Ao lado dele, diante de um conjunto habitacional que parece um cortiço vertical, outro jovem, que se identifica como Kake e tem igualmente ascendência paquistanesa, completa. "As coisas parece que estão começando a se acalmar. Se fizerem um toque de recolher, vão pôr tudo a perder."
A medida esbarra também, na visão dos habitantes dos subúrbios, nas liberdades civis dos franceses. "Eu nunca obedeceria a um negócio desses. A polícia não pode me impedir de sair de casa. Ninguém aqui vai respeitar. A França, até onde eu sei, é um país livre", declarou o vigilante de um hotel em Clichy.
A nova lei tem validade de 12 dias. Depois disso, o Parlamento vai examinar a situação do país e votar uma eventual extensão.
O Ministério do Interior, chefiado por Nicolas Sarkozy, tido como o grande provocador dos distúrbios por definir os rebeldes como "escória", ganhou poderes suplementares com o decreto presidencial. A polícia que ele comanda poderá prender aqueles "cujas ações ameacem a segurança e a ordem pública", mas a lei não esclarece o que isso significa. Tem ainda o poder para fechar bares e locais de reuniões públicas.
Pesquisa do instituto Ifop divulgada ontem revelou que Sarkozy, até o início da crise o mais forte candidato a suceder Chirac, foi superado em popularidade por Villepin (48% a 52%).
Segundo a Polícia Nacional, a violência mostrou uma tendência de queda, com menos cidades registrando problemas na madrugada de ontem do que na da segunda-feira (226 contra 300). Apenas quatro policiais ficaram feridos -foram 36 na noite anterior. Mesmo assim, 1.173 veículos foram queimados, e 330 pessoas foram presas. Os subúrbios de Paris estiveram mais calmos, em contraste com o interior. Os distúrbios mais graves foram em Toulouse, Lille, Lyon e Marselha.
Entidades de direitos humanos têm criticado os julgamentos-relâmpago promovidos pela Justiça do país, nos quais cerca de cem pessoas já foram condenadas.

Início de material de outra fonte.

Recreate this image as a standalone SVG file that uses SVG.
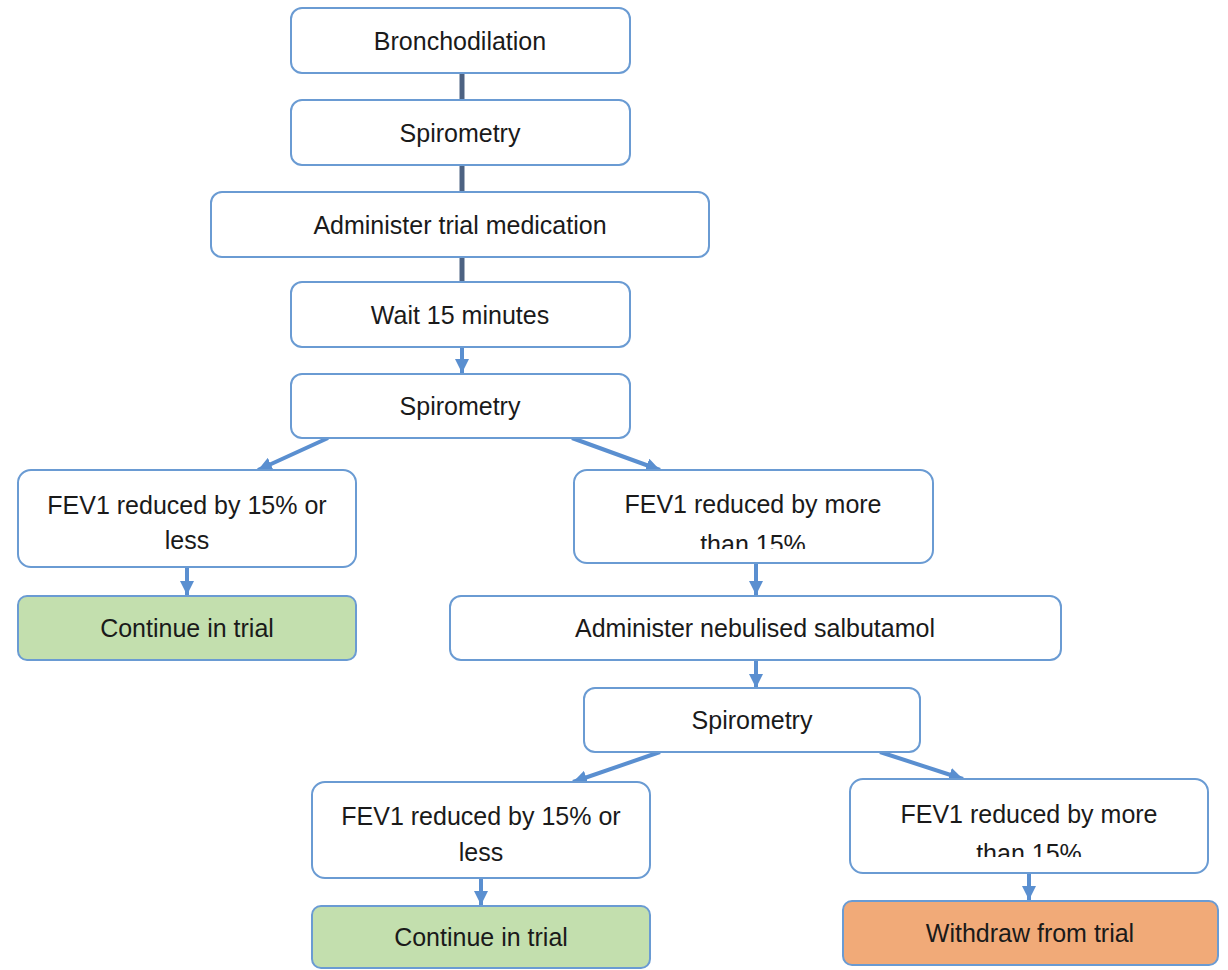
<svg xmlns="http://www.w3.org/2000/svg" width="1228" height="970" viewBox="0 0 1228 970">
<style>
.box{fill:#ffffff;stroke:#6a9bd3;stroke-width:2}
.green{fill:#c3dfae;stroke:#6a9bd3;stroke-width:2}
.orange{fill:#f1aa78;stroke:#6a9bd3;stroke-width:2}
.t{font-family:"Liberation Sans",Arial,sans-serif;font-size:25px;fill:#1a1a1a;text-anchor:middle}
.plain{stroke:#4d6282;stroke-width:5;fill:none}
.arr{stroke:#5a8fd0;stroke-width:4;fill:none;marker-end:url(#ah)}
</style>
<defs>
<marker id="ah" markerUnits="userSpaceOnUse" markerWidth="16" markerHeight="14" refX="14" refY="7" orient="auto">
<path d="M0,0 L14,7 L0,14 Z" fill="#5a8fd0"/>
</marker>
<clipPath id="c8"><rect x="574" y="470" width="360" height="79"/></clipPath>
<clipPath id="c13"><rect x="850" y="779" width="360" height="78"/></clipPath>
</defs>
<rect width="1228" height="970" fill="#ffffff"/>
<g id="connectors">
<line class="plain" x1="462" y1="73" x2="462" y2="100"/>
<line class="plain" x1="462" y1="165" x2="462" y2="192"/>
<line class="plain" x1="462" y1="257" x2="462" y2="282"/>
<line class="arr" x1="462" y1="347" x2="462" y2="373"/>
<line class="arr" x1="328" y1="438" x2="258" y2="470"/>
<line class="arr" x1="572" y1="438" x2="660" y2="470"/>
<line class="arr" x1="187" y1="567" x2="187" y2="595"/>
<line class="arr" x1="756" y1="563" x2="756" y2="595"/>
<line class="arr" x1="756" y1="660" x2="756" y2="688"/>
<line class="arr" x1="660" y1="752" x2="573" y2="782"/>
<line class="arr" x1="880" y1="752" x2="963" y2="779"/>
<line class="arr" x1="481" y1="878" x2="481" y2="905"/>
<line class="arr" x1="1029" y1="873" x2="1029" y2="900"/>
</g>
<g id="n1"><rect class="box" x="291" y="8" width="339" height="65" rx="11"/><text class="t" x="460" y="50">Bronchodilation</text></g>
<g id="n2"><rect class="box" x="291" y="100" width="339" height="65" rx="11"/><text class="t" x="460" y="142">Spirometry</text></g>
<g id="n3"><rect class="box" x="211" y="192" width="498" height="65" rx="11"/><text class="t" x="460" y="234">Administer trial medication</text></g>
<g id="n4"><rect class="box" x="291" y="282" width="339" height="65" rx="11"/><text class="t" x="460" y="324">Wait 15 minutes</text></g>
<g id="n5"><rect class="box" x="291" y="374" width="339" height="64" rx="11"/><text class="t" x="460" y="415">Spirometry</text></g>
<g id="n6"><rect class="box" x="18" y="470" width="338" height="97" rx="13"/><text class="t" x="187" y="514">FEV1 reduced by 15% or</text><text class="t" x="187" y="549">less</text></g>
<g id="n7"><rect class="green" x="18" y="596" width="338" height="64" rx="9"/><text class="t" x="187" y="637">Continue in trial</text></g>
<g id="n8"><rect class="box" x="574" y="470" width="359" height="93" rx="13"/><g clip-path="url(#c8)"><text class="t" x="753" y="513">FEV1 reduced by more</text><text class="t" x="753" y="553">than 15%</text></g></g>
<g id="n9"><rect class="box" x="450" y="596" width="611" height="64" rx="11"/><text class="t" x="755" y="637">Administer nebulised salbutamol</text></g>
<g id="n10"><rect class="box" x="584" y="688" width="336" height="64" rx="11"/><text class="t" x="752" y="729">Spirometry</text></g>
<g id="n11"><rect class="box" x="312" y="782" width="338" height="96" rx="13"/><text class="t" x="481" y="825">FEV1 reduced by 15% or</text><text class="t" x="481" y="861">less</text></g>
<g id="n12"><rect class="green" x="312" y="906" width="338" height="62" rx="9"/><text class="t" x="481" y="946">Continue in trial</text></g>
<g id="n13"><rect class="box" x="850" y="779" width="358" height="94" rx="13"/><g clip-path="url(#c13)"><text class="t" x="1029" y="823">FEV1 reduced by more</text><text class="t" x="1029" y="862">than 15%</text></g></g>
<g id="n14"><rect class="orange" x="843" y="901" width="375" height="64" rx="9"/><text class="t" x="1030" y="942">Withdraw from trial</text></g>
</svg>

Na ocasião em que anunciou o decreto, Villepin também lançou um pacote para melhorar a educação nas regiões onde os conflitos estouraram. A partir de 2006, serão criados 100 mil postos de assistentes pedagógicos nas periferias das cidades francesas. O governo vai destinar 100 milhões para as associações de ensino e formação profissional que trabalham nos subúrbios.